Depois de dirigir uma carreta com equipamentos de som de uma banda de músicas gauchescas, nos Estados da região Sul, Adilson Oliveira Coelho, 34 anos e três de estrada, trabalha agora com uma carreta carregando máquinas agrícolas para exportação, de Curitiba/PR até Uruguaiana/RS, na fronteira do Brasil com a Argentina, onde é feito o transbordo para outros caminhões que as levarão para Argentina, Chile ou Bolívia.

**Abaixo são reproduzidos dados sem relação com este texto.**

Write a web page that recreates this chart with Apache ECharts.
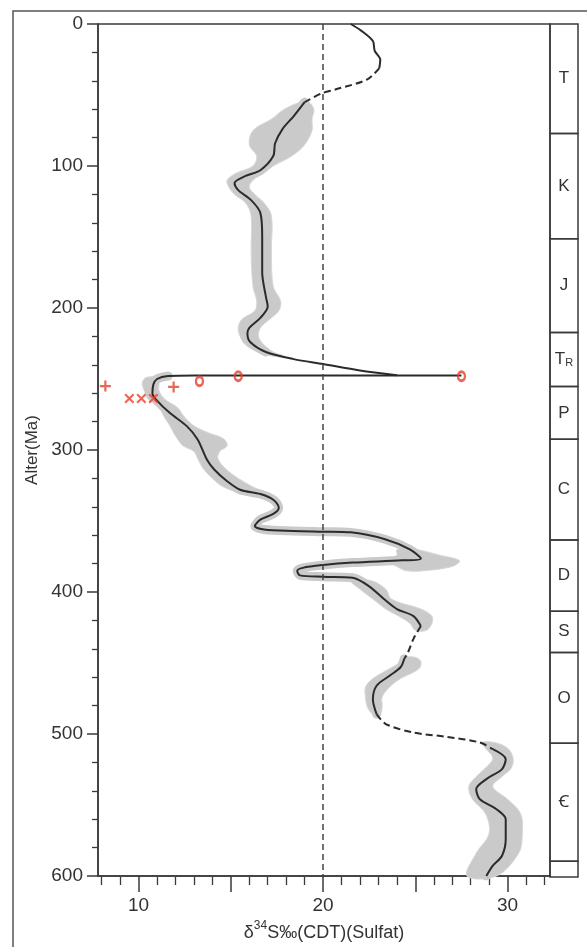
<!DOCTYPE html>
<html>
<head>
<meta charset="utf-8">
<script src="https://cdn.jsdelivr.net/npm/echarts@6/dist/echarts.min.js"></script>
<style>
html,body{margin:0;padding:0;background:#fff;}
#chart{width:587px;height:947px;}
</style>
</head>
<body>
<div id="chart"></div>
<script>
// ---- data: [δ34S (‰), age (Ma)] ----
const curveSeg1 = [[21.5,0],[22.1,5],[22.7,12],[22.8,19],[23.1,25],[23.05,31]];            // solid
const curveSeg2 = [[23.05,31],[22.4,39],[20.7,46],[19.9,49],[19.0,55]];                      // dashed
const curveSeg3 = [[19.0,55],[18.4,65],[17.8,74],[17.4,84],[17.3,93],[16.6,103],[15.8,107],[15.2,112],[15.4,117],[16.1,124],[16.6,133],[16.7,150],[16.7,175],[16.9,192],[17.0,199],[16.6,207],[16.0,214],[15.9,218],[16.05,224],[16.9,231],[18.4,236],[20.0,239.5],[22.0,244],[24.0,247.3]];
const curveSeg4 = [[27.5,247.5],[20,247.5],[13,247.5],[11.6,247.9],[11.0,250],[10.8,254],[10.75,260],[10.95,264.5],[11.7,274],[12.6,283],[13.2,292.6],[13.7,306.7],[14.1,313.7],[14.8,322],[15.5,328],[16.6,331],[17.3,335],[17.6,340.6],[17.3,345],[16.6,349],[16.3,353.6],[16.8,356],[18.4,357],[20.0,357.5],[21.5,358],[23.4,363],[24.7,370],[25.3,376.5],[24.3,377.7],[21.6,379.3],[20.0,381],[18.9,383],[18.6,385.2],[18.75,388.3],[20.0,389.2],[21.6,390],[22.5,396],[23.3,405],[24.0,412],[24.9,417],[25.3,424]];
const curveSeg5 = [[25.3,424],[24.9,433],[24.6,442.6],[24.4,447]];                           // dashed
const curveSeg6 = [[24.4,447],[24.2,453],[23.6,459],[22.9,466],[22.7,475.5],[22.9,486]];
const curveSeg7 = [[22.9,486],[23.4,493],[24.9,499],[26.7,502],[28.5,506],[29.2,510.7]];     // dashed
const curveSeg8 = [[29.2,510.7],[29.9,517.7],[29.7,524.7],[28.85,531.8],[28.3,538.8],[28.5,546],[29.4,553],[29.9,560],[29.9,574],[29.7,585.7],[29.2,592.7],[28.85,600]];

// uncertainty envelope: [age, low δ34S, high δ34S]
const bandA = [[55,18.8,19.2],[60,17.9,19.5],[67,17.2,19.4],[75,16.2,19.4],[85,16.0,19.0],[93,16.4,18.3],[100,16.2,17.3],[105,15.3,16.8],[110,14.8,16.2],[115,14.9,16.0],[120,15.2,16.3],[126,15.8,16.8],[135,16.1,17.2],[160,16.1,17.2],[185,16.2,17.3],[195,16.4,17.7],[202,16.3,17.6],[208,15.6,17.1],[214,15.4,16.6],[220,15.5,16.5],[226,15.8,16.8],[231,16.5,17.3],[234,17.3,17.9]];
const bandB = [[249,10.4,11.0],[253,10.2,11.1],[258,10.3,11.1],[264,10.5,11.4],[270,11.1,12.1],[277,11.4,12.5],[283,11.7,13.0],[288,11.9,13.8],[292,12.1,14.6],[297,12.4,14.8],[301,13.0,14.4],[306,13.2,14.3],[313,13.5,14.7],[320,14.0,15.4],[326,14.6,16.2],[329,15.3,16.6]];
const bandD = [[370,24.0,25.0],[374,24.0,26.3],[378,23.5,27.4],[382,24.0,27.0],[385,24.5,25.5]];
const bandS = [[392,21.5,22.6],[398,22.0,23.4],[405,22.7,23.7],[412,23.4,25.3],[417,24.1,25.9],[422,24.7,25.9],[427,25.0,25.6]];
const bandO = [[446,24.5,25.0],[449,24.3,25.3],[454,23.6,25.2],[461,22.7,24.2],[467,22.3,23.6],[474,22.3,23.2],[481,22.4,23.2],[486,22.7,23.1]];
const bandC = [[506,28.6,29.3],[510,28.8,30.0],[517,29.2,30.3],[524,28.8,30.2],[530,28.3,29.7],[537,27.9,29.2],[546,28.1,30.0],[556,28.8,30.7],[570,29.0,30.8],[584,28.3,30.6],[600,27.8,29.4]];

// red sample markers [δ34S, age]
const plusMarks = [[8.2,255],[11.9,255.6]];
const crossMarks = [[9.5,263.8],[10.15,263.8],[10.8,263.8]];
const circleMarks = [[13.3,251.6],[15.4,248],[27.5,248]];

const refValue = 20;

// axis ticks
const xMajorTicks = [10,15,20,25,30];
const xLabelTicks = [10,20,30];
const xMinorTicks = [8,9,11,12,13,14,16,17,18,19,21,22,23,24,26,27,28,29,31,32];

// geologic periods
const periodStart = [0,77,151,217,255,292,363,413,442,506,589];
const periodEnd   = [77,151,217,255,292,363,413,442,506,589,600];
const periodLabel = ['T','K','J','Tr','P','C','D','S','O','Ꞓ',''];

// ---- chart ----
const FONT = '"Liberation Sans", Arial, "Noto Sans", "DejaVu Sans", sans-serif';
const INK = '#3a3a3a';
const RED = '#e4412d';
const chart = echarts.init(document.getElementById('chart'), null, {renderer:'canvas'});

const bands = [bandA, bandB, bandD, bandS, bandO, bandC];
const lineStyleSolid = {color:'#2b2b2b', width:2};
const lineStyleDash = {color:'#2b2b2b', width:2, type:[7,4]};
const underStyle = {color:'#cacaca', width:9, cap:'round', join:'round'};

function lineSeries(data, style, z){
  return {type:'line', xAxisIndex:0, yAxisIndex:0, data:data, symbol:'none', smooth:0.3,
          lineStyle:style, z:z, silent:true, animation:false};
}

const plotGrid = {left:98, right:37, top:24, bottom:70};

const option = {
  animation:false,
  backgroundColor:'#ffffff',
  textStyle:{fontFamily:FONT},
  graphic:[{type:'rect', shape:{x:13, y:11, width:700, height:1000}, style:{fill:'none', stroke:'#555', lineWidth:1.5}, silent:true, z:-10}],
  grid:[
    Object.assign({show:true, borderColor:INK, borderWidth:1.5, backgroundColor:'transparent'}, plotGrid),
    {left:550, right:9, top:24, bottom:70, show:false},
    Object.assign({show:false}, plotGrid)
  ],
  xAxis:[
    {type:'value', gridIndex:0, position:'bottom', min:7.8, max:32.3,
     axisLine:{show:true, onZero:false, lineStyle:{color:INK, width:1.5}},
     axisTick:{show:true, customValues:xMajorTicks, length:16, inside:false, lineStyle:{color:INK, width:1.5}},
     axisLabel:{show:true, customValues:xLabelTicks, margin:20, fontSize:19, color:'#333', fontFamily:FONT},
     splitLine:{show:false},
     name:'{d|δ}{s|34}{d|S‰(CDT)(Sulfat)}', nameLocation:'middle', nameGap:44,
     nameTextStyle:{fontFamily:FONT, color:'#333', rich:{
       d:{fontSize:18, fontFamily:FONT, color:'#333', lineHeight:22, verticalAlign:'bottom'},
       s:{fontSize:12, fontFamily:FONT, color:'#333', lineHeight:12, verticalAlign:'top'}
     }}
    },
    {type:'value', gridIndex:1, min:0, max:1, show:false},
    {type:'value', gridIndex:2, position:'bottom', min:7.8, max:32.3,
     axisLine:{show:false, onZero:false},
     axisTick:{show:true, customValues:xMinorTicks, length:8, inside:false, lineStyle:{color:INK, width:1.3}},
     axisLabel:{show:false}, splitLine:{show:false}}
  ],
  yAxis:[
    {type:'value', gridIndex:0, inverse:true, min:0, max:600, interval:100,
     axisLine:{show:true, onZero:false, lineStyle:{color:INK, width:1.5}},
     axisTick:{show:true, length:11, lineStyle:{color:INK, width:1.5}},
     minorTick:{show:true, splitNumber:5, length:6, lineStyle:{color:INK, width:1.3}},
     axisLabel:{fontSize:19, color:'#333', margin:15, fontFamily:FONT},
     splitLine:{show:false}, minorSplitLine:{show:false},
     name:'Alter(Ma)', nameLocation:'middle', nameGap:57, nameRotate:90,
     nameTextStyle:{fontSize:17, color:'#333', fontFamily:FONT}
    },
    {type:'value', gridIndex:1, inverse:true, min:0, max:600, show:false},
    {type:'value', gridIndex:2, inverse:true, min:0, max:600, show:false}
  ],
  series:[
    // uncertainty envelopes
    {type:'custom', xAxisIndex:0, yAxisIndex:0, z:1, silent:true, animation:false,
     data: bands.map((b,i)=>[b[0][1], b[0][0], i]),
     renderItem:function(params, api){
       const b = bands[api.value(2)];
       const left = b.map(p=>api.coord([p[1], p[0]]));
       const right = b.map(p=>api.coord([p[2], p[0]])).reverse();
       return {type:'polygon', shape:{points:left.concat(right), smooth:0.35},
               style:{fill:'#cacaca', stroke:'#d8d8d8', lineWidth:1}};
     }},
    // band underlay along curve
    lineSeries(curveSeg3.filter(p=>p[1]<=234), underStyle, 1),
    lineSeries(curveSeg4.slice(3), underStyle, 1),
    lineSeries(curveSeg6, underStyle, 1),
    lineSeries(curveSeg8, underStyle, 1),
    // reference line
    {type:'line', xAxisIndex:0, yAxisIndex:0, data:[], z:2, silent:true,
     markLine:{silent:true, symbol:['none','none'], label:{show:false}, animation:false,
       lineStyle:{color:'#444', width:1.5, type:[6,4]}, data:[{xAxis:refValue}]}},
    // main curve
    lineSeries(curveSeg1, lineStyleSolid, 3),
    lineSeries(curveSeg2, lineStyleDash, 3),
    lineSeries(curveSeg3, lineStyleSolid, 3),
    lineSeries(curveSeg4, lineStyleSolid, 3),
    lineSeries(curveSeg5, lineStyleDash, 3),
    lineSeries(curveSeg6, lineStyleSolid, 3),
    lineSeries(curveSeg7, lineStyleDash, 3),
    lineSeries(curveSeg8, lineStyleSolid, 3),
    // red markers
    {type:'scatter', xAxisIndex:0, yAxisIndex:0, data:plusMarks, z:5, silent:true,
     symbol:'path://M4,0H6V4H10V6H6V10H4V6H0V4H4Z', symbolSize:11, itemStyle:{color:RED}},
    {type:'scatter', xAxisIndex:0, yAxisIndex:0, data:crossMarks, z:5, silent:true,
     symbol:'path://M0,1.5L1.5,0L5,3.5L8.5,0L10,1.5L6.5,5L10,8.5L8.5,10L5,6.5L1.5,10L0,8.5L3.5,5Z', symbolSize:10, itemStyle:{color:RED}},
    {type:'scatter', xAxisIndex:0, yAxisIndex:0, data:circleMarks, z:5, silent:true,
     symbol:'circle', symbolSize:[7,9], itemStyle:{color:'rgba(0,0,0,0)', borderColor:RED, borderWidth:2.6}},
    // period column
    {type:'custom', xAxisIndex:1, yAxisIndex:1, z:2, silent:true, animation:false,
     data: periodLabel.map((l,i)=>[0, periodStart[i], i]),
     renderItem:function(params, api){
       const i = api.value(2);
       const p1 = api.coord([0, periodStart[i]]);
       const p2 = api.coord([1, periodEnd[i]]);
       const lbl = periodLabel[i];
       const children = [{type:'rect', shape:{x:p1[0], y:p1[1], width:p2[0]-p1[0], height:p2[1]-p1[1]},
                          style:{fill:'none', stroke:INK, lineWidth:1.5}}];
       if (lbl) {
         const txt = lbl==='Tr' ? '{a|T}{b|R}' : lbl;
         children.push({type:'text', style:{text:txt, x:(p1[0]+p2[0])/2, y:(p1[1]+p2[1])/2,
           align:'center', verticalAlign:'middle', fontSize:17, fill:'#333', fontFamily:FONT,
           rich:{a:{fontSize:17, fill:'#333', fontFamily:FONT, lineHeight:18, verticalAlign:'top'},
                 b:{fontSize:11, fill:'#333', fontFamily:FONT, lineHeight:14, verticalAlign:'bottom'}}}});
       }
       return {type:'group', children:children};
     }}
  ]
};
chart.setOption(option);
</script>
</body>
</html>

Garante que tudo é feito dentro de uma operação de logística, com todos os detalhes da viagem programados, como horário de direção, para paradas e para dormir e velocidade limitada nos 80 km/hora. "Chego às 18h e encosto até às 5h da manhã", afirma. Segundo ele, ninguém fala nada em logística para os motoristas, embora todos saibam que existe, mas ninguém sabe o que é e nem como funciona. "Afinal, a gente só precisa dirigir e fazer certo o que nos mandam fazer e pronto", ressalta, sem grandes preocupações.